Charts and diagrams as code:
Begin

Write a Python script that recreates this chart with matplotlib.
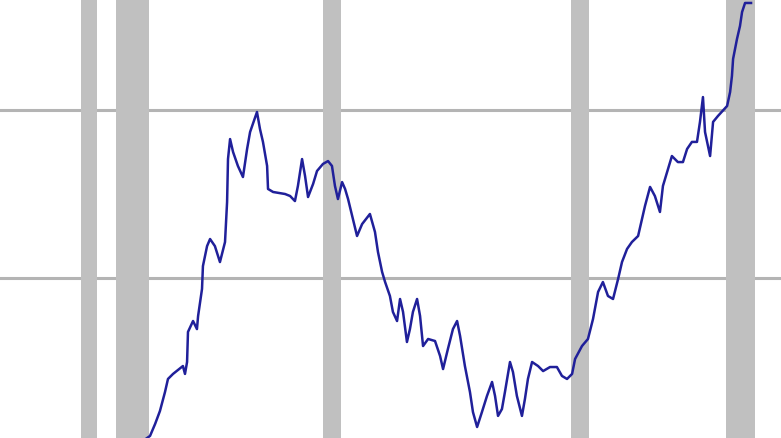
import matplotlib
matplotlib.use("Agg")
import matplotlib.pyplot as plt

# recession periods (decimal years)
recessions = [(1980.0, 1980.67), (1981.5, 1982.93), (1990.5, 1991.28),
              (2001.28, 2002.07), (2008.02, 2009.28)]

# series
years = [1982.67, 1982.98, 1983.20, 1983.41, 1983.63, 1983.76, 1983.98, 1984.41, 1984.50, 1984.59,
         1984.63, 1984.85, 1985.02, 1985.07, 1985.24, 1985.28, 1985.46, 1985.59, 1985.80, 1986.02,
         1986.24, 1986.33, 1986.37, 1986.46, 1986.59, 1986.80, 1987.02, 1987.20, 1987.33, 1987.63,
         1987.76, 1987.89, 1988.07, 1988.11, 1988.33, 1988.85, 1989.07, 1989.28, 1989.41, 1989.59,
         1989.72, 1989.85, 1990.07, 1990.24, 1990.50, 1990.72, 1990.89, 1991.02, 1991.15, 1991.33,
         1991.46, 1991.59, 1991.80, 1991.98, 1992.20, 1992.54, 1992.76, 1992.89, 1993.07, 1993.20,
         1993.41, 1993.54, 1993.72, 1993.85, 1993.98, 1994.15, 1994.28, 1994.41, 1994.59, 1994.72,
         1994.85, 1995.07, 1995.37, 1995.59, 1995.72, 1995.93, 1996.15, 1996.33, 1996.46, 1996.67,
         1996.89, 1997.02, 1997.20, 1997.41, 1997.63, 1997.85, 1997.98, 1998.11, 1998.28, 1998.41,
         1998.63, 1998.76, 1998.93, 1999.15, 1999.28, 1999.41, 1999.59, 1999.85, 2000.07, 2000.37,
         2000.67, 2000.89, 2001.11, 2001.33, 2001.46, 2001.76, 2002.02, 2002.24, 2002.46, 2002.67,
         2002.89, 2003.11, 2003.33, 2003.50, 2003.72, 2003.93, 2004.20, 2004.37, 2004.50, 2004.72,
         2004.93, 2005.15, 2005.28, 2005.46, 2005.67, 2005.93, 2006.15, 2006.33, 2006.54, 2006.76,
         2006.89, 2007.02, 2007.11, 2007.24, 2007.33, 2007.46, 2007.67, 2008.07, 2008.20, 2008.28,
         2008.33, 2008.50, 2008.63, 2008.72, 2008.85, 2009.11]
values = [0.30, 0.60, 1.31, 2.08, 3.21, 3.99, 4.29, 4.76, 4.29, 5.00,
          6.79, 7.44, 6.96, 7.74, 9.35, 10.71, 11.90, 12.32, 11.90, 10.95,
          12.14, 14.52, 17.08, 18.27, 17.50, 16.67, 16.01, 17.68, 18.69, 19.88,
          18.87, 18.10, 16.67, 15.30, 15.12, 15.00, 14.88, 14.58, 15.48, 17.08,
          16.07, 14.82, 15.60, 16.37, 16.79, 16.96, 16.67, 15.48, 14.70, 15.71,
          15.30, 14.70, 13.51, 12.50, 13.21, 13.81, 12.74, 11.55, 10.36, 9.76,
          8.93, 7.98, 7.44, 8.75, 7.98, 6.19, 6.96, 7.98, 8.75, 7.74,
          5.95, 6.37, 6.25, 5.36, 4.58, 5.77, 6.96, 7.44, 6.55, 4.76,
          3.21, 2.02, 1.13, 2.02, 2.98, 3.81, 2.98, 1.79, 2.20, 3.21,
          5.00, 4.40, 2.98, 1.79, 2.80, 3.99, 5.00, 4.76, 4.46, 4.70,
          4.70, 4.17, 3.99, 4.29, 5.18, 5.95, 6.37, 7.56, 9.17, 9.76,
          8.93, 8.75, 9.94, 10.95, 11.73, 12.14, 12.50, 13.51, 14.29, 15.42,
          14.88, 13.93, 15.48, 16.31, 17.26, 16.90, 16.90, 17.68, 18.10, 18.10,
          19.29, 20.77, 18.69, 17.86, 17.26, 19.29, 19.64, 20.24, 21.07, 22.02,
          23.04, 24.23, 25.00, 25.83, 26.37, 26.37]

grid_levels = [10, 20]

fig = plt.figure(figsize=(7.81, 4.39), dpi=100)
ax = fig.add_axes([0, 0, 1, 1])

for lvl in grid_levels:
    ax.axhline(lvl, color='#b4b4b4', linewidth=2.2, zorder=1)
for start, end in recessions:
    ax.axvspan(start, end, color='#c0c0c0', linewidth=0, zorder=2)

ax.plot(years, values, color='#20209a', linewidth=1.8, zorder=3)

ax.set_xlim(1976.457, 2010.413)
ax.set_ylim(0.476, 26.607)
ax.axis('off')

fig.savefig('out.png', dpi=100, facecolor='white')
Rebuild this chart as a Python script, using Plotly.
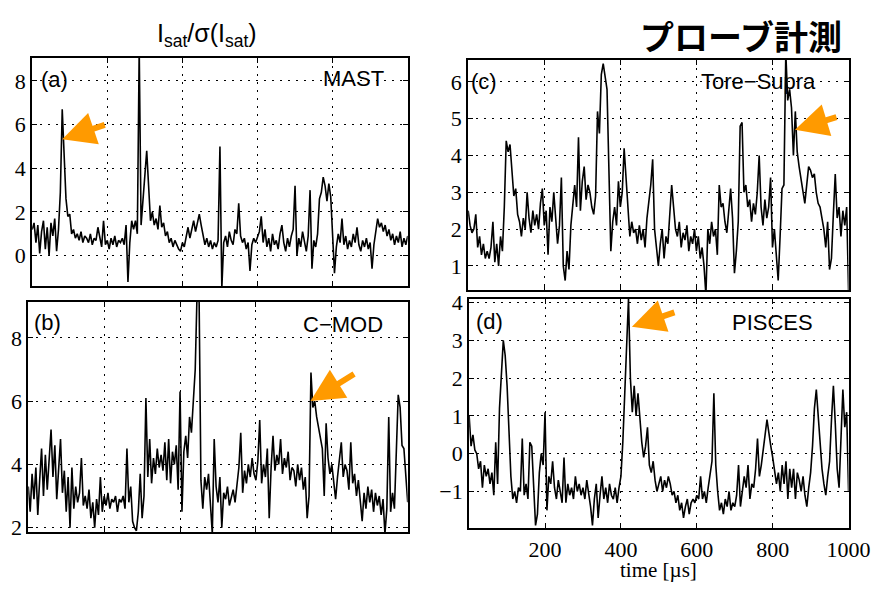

End

What you have to do:
Reproduce the data verbatim. Do not carry any picture into the copy.

Worked solution:
Write a Python script that recreates this chart with matplotlib.
import matplotlib
matplotlib.use("Agg")
import matplotlib.pyplot as plt

# recession periods (decimal years)
recessions = [(1980.0, 1980.67), (1981.5, 1982.93), (1990.5, 1991.28),
              (2001.28, 2002.07), (2008.02, 2009.28)]

# series
years = [1982.67, 1982.98, 1983.20, 1983.41, 1983.63, 1983.76, 1983.98, 1984.41, 1984.50, 1984.59,
         1984.63, 1984.85, 1985.02, 1985.07, 1985.24, 1985.28, 1985.46, 1985.59, 1985.80, 1986.02,
         1986.24, 1986.33, 1986.37, 1986.46, 1986.59, 1986.80, 1987.02, 1987.20, 1987.33, 1987.63,
         1987.76, 1987.89, 1988.07, 1988.11, 1988.33, 1988.85, 1989.07, 1989.28, 1989.41, 1989.59,
         1989.72, 1989.85, 1990.07, 1990.24, 1990.50, 1990.72, 1990.89, 1991.02, 1991.15, 1991.33,
         1991.46, 1991.59, 1991.80, 1991.98, 1992.20, 1992.54, 1992.76, 1992.89, 1993.07, 1993.20,
         1993.41, 1993.54, 1993.72, 1993.85, 1993.98, 1994.15, 1994.28, 1994.41, 1994.59, 1994.72,
         1994.85, 1995.07, 1995.37, 1995.59, 1995.72, 1995.93, 1996.15, 1996.33, 1996.46, 1996.67,
         1996.89, 1997.02, 1997.20, 1997.41, 1997.63, 1997.85, 1997.98, 1998.11, 1998.28, 1998.41,
         1998.63, 1998.76, 1998.93, 1999.15, 1999.28, 1999.41, 1999.59, 1999.85, 2000.07, 2000.37,
         2000.67, 2000.89, 2001.11, 2001.33, 2001.46, 2001.76, 2002.02, 2002.24, 2002.46, 2002.67,
         2002.89, 2003.11, 2003.33, 2003.50, 2003.72, 2003.93, 2004.20, 2004.37, 2004.50, 2004.72,
         2004.93, 2005.15, 2005.28, 2005.46, 2005.67, 2005.93, 2006.15, 2006.33, 2006.54, 2006.76,
         2006.89, 2007.02, 2007.11, 2007.24, 2007.33, 2007.46, 2007.67, 2008.07, 2008.20, 2008.28,
         2008.33, 2008.50, 2008.63, 2008.72, 2008.85, 2009.11]
values = [0.30, 0.60, 1.31, 2.08, 3.21, 3.99, 4.29, 4.76, 4.29, 5.00,
          6.79, 7.44, 6.96, 7.74, 9.35, 10.71, 11.90, 12.32, 11.90, 10.95,
          12.14, 14.52, 17.08, 18.27, 17.50, 16.67, 16.01, 17.68, 18.69, 19.88,
          18.87, 18.10, 16.67, 15.30, 15.12, 15.00, 14.88, 14.58, 15.48, 17.08,
          16.07, 14.82, 15.60, 16.37, 16.79, 16.96, 16.67, 15.48, 14.70, 15.71,
          15.30, 14.70, 13.51, 12.50, 13.21, 13.81, 12.74, 11.55, 10.36, 9.76,
          8.93, 7.98, 7.44, 8.75, 7.98, 6.19, 6.96, 7.98, 8.75, 7.74,
          5.95, 6.37, 6.25, 5.36, 4.58, 5.77, 6.96, 7.44, 6.55, 4.76,
          3.21, 2.02, 1.13, 2.02, 2.98, 3.81, 2.98, 1.79, 2.20, 3.21,
          5.00, 4.40, 2.98, 1.79, 2.80, 3.99, 5.00, 4.76, 4.46, 4.70,
          4.70, 4.17, 3.99, 4.29, 5.18, 5.95, 6.37, 7.56, 9.17, 9.76,
          8.93, 8.75, 9.94, 10.95, 11.73, 12.14, 12.50, 13.51, 14.29, 15.42,
          14.88, 13.93, 15.48, 16.31, 17.26, 16.90, 16.90, 17.68, 18.10, 18.10,
          19.29, 20.77, 18.69, 17.86, 17.26, 19.29, 19.64, 20.24, 21.07, 22.02,
          23.04, 24.23, 25.00, 25.83, 26.37, 26.37]

grid_levels = [10, 20]

fig = plt.figure(figsize=(7.81, 4.39), dpi=100)
ax = fig.add_axes([0, 0, 1, 1])

for lvl in grid_levels:
    ax.axhline(lvl, color='#b4b4b4', linewidth=2.2, zorder=1)
for start, end in recessions:
    ax.axvspan(start, end, color='#c0c0c0', linewidth=0, zorder=2)

ax.plot(years, values, color='#20209a', linewidth=1.8, zorder=3)

ax.set_xlim(1976.457, 2010.413)
ax.set_ylim(0.476, 26.607)
ax.axis('off')

fig.savefig('out.png', dpi=100, facecolor='white')
Rebuild this chart as a Python script, using Plotly.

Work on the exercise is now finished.